Other notable fight results included:

- Points defeat by James Doran for the Royal Navy Heavyweight Title
- Knockout victory over Jack Ripper for the Irish heavyweight title at Ancient Concert Rooms, Dublin on 20 October 1909
- Knockout victory over James William 'Bill' "Iron" Hague for the British heavyweight title (not recognized by the National Sporting Club (NSC)

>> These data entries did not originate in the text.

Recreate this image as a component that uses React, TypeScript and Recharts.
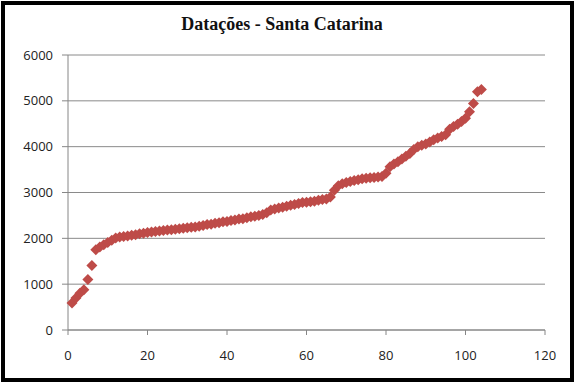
import { ScatterChart, Scatter, XAxis, YAxis, CartesianGrid } from "recharts";

// Ordered dates for Santa Catarina (years BP), index 1..104
const datacoes = [
  590, 700, 800, 880, 1100, 1410, 1750, 1810, 1860, 1910,
  1960, 2010, 2030, 2040, 2050, 2070, 2080, 2100, 2110, 2130,
  2140, 2150, 2160, 2170, 2180, 2190, 2200, 2210, 2220, 2230,
  2240, 2250, 2265, 2280, 2300, 2310, 2330, 2340, 2360, 2370,
  2390, 2400, 2420, 2430, 2450, 2470, 2480, 2500, 2520, 2560,
  2620, 2640, 2660, 2680, 2700, 2720, 2740, 2760, 2780, 2790,
  2800, 2810, 2830, 2850, 2860, 2900, 3050, 3150, 3190, 3220,
  3240, 3260, 3280, 3300, 3310, 3320, 3330, 3340, 3350, 3420,
  3560, 3620, 3670, 3730, 3790, 3850, 3940, 4000, 4030, 4060,
  4100, 4150, 4190, 4220, 4260, 4380, 4440, 4490, 4550, 4620,
  4760, 4940, 5200, 5250,
];

const xTicks = [0, 20, 40, 60, 80, 100, 120];
const yTicks = [0, 1000, 2000, 3000, 4000, 5000, 6000];

const points = datacoes.map((v, i) => ({ n: i + 1, ano: v }));

const axisColor = "#868686";
const tickStyle = { fill: "#222", fontSize: 13, fontFamily: "'Open Sans', sans-serif" };

function Diamond(props: any) {
  const { cx, cy } = props;
  if (cx == null || cy == null) return null;
  const r = 5.5;
  return (
    <path
      d={`M${cx},${cy - r}L${cx + r},${cy}L${cx},${cy + r}L${cx - r},${cy}Z`}
      fill="#BE4B48"
    />
  );
}

export default function App() {
  return (
    <div style={{ position: "absolute", left: 0, top: 0, width: 578, height: 386, background: "#fff" }}>
      <div
        style={{
          position: "absolute",
          left: 1,
          top: 1,
          width: 565,
          height: 373,
          border: "4px solid #000",
          background: "#fff",
        }}
      />
      <div
        style={{
          position: "absolute",
          left: 0,
          top: 14,
          width: 564,
          textAlign: "center",
          fontFamily: "'Liberation Serif', 'Times New Roman', serif",
          fontWeight: "bold",
          fontSize: 18,
          color: "#111",
        }}
      >
        Datações - Santa Catarina
      </div>
      <div style={{ position: "absolute", left: 0, top: 0 }}>
        <ScatterChart width={578} height={386} margin={{ top: 55, right: 33, bottom: 26, left: 0 }}>
          <CartesianGrid vertical={false} stroke="#8a8a8a" strokeWidth={1} />
          <XAxis
            type="number"
            dataKey="n"
            domain={[0, 120]}
            ticks={xTicks}
            height={30}
            tickSize={5}
            tickMargin={16}
            stroke={axisColor}
            tick={tickStyle}
          />
          <YAxis
            type="number"
            dataKey="ano"
            domain={[0, 6000]}
            ticks={yTicks}
            width={68}
            tickSize={6}
            tickMargin={9}
            stroke={axisColor}
            tick={tickStyle}
          />
          <Scatter data={points} shape={Diamond} isAnimationActive={false} />
        </ScatterChart>
      </div>
    </div>
  );
}
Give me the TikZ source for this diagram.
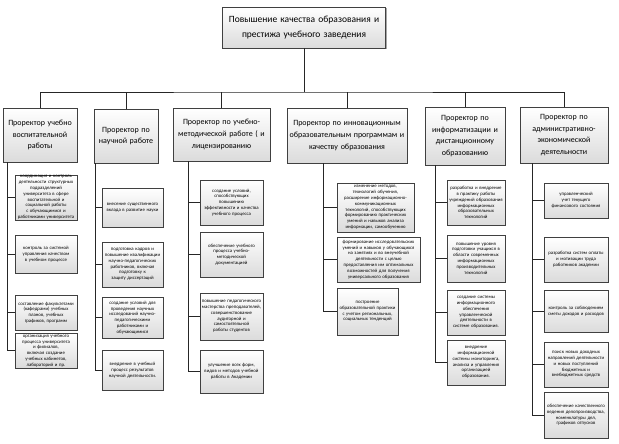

- Knockout victory over Fred Drummond defending the British heavyweight title
- Disqualification victory over 'Ex Gunner' James Moir defending the British heavyweight title
- Knockout victory over Seaman Grant defending the British heavyweight title
- Knockout victory over Jem Roche defending the Irish heavyweight title at Empire Theatre, Dublin on 18 August 1910
- Knockout victory over Peter Rice defending the British heavyweight title
- No contest and a knockout victory over Jewey Smith defending the British heavyweight title
- Retirement victory over Gunner Harry Hewitt defending the British heavyweight title
- Disqualification victory over Bill Lang (Australia) for the vacant British Empire heavyweight title
- No contest with Fred Storbeck (South Africa) defending the British Empire heavyweight title
- Knockout victory over Herbert Sinnott (Ireland/Australia) defending the British Empire heavyweight title
- Draw against George Gunther at Cirque de Paris on 25 November 1911. The bout was temporarily halted in the 16th round when the elastic waistband in Curran's shorts broke
- Disqualification defeat by Fred Storbeck (South Africa) defending the British Empire heavyweight title
- Points defeat by both Charles Kid McCoy and George Gunther at Palais de la Jetée, Nice on 21 February 1912 and 27 February 1912. Curran knocked down McCoy near the edge of the ring in the 12th round. McCoy then drank brandy and soda that had been placed on the edge of the canvas, beat the count, and went on to win the fight by points
- Knockout victory over 'Ex Gunner' James Moir defending the British heavyweight title
- Technical Knockout victory over Herbert Sinnott defending the Irish heavyweight title
- Disqualification defeat by Dan Voyles defending the Irish heavyweight title
- Two points defeat by Bill Lang at Sydney Stadium on 3 May 1913 and 16 August 1913
- Disqualification defeat by Pat Doran at Melbourne Athletic Pavilion, Melbourne on 25 August 1913
- Knockout defeat by Sam Langford at Luna Park, Paris on 24 January 1914
- Technical knockout defeat by Con O'Kelly for the vacant Irish heavyweight title
- Knockout defeat by Bombardier Billy Wells for the British Boxing Board of Control British heavyweight title at Cosmopolitan Gymnasium, Plymouth on 31 March 1916

Matthew Curran travelled to Australia for his final professional boxing bout: a retirement defeat by Colin Bell at Capitol Theatre, Sydney, Australia, on 29 August 1921.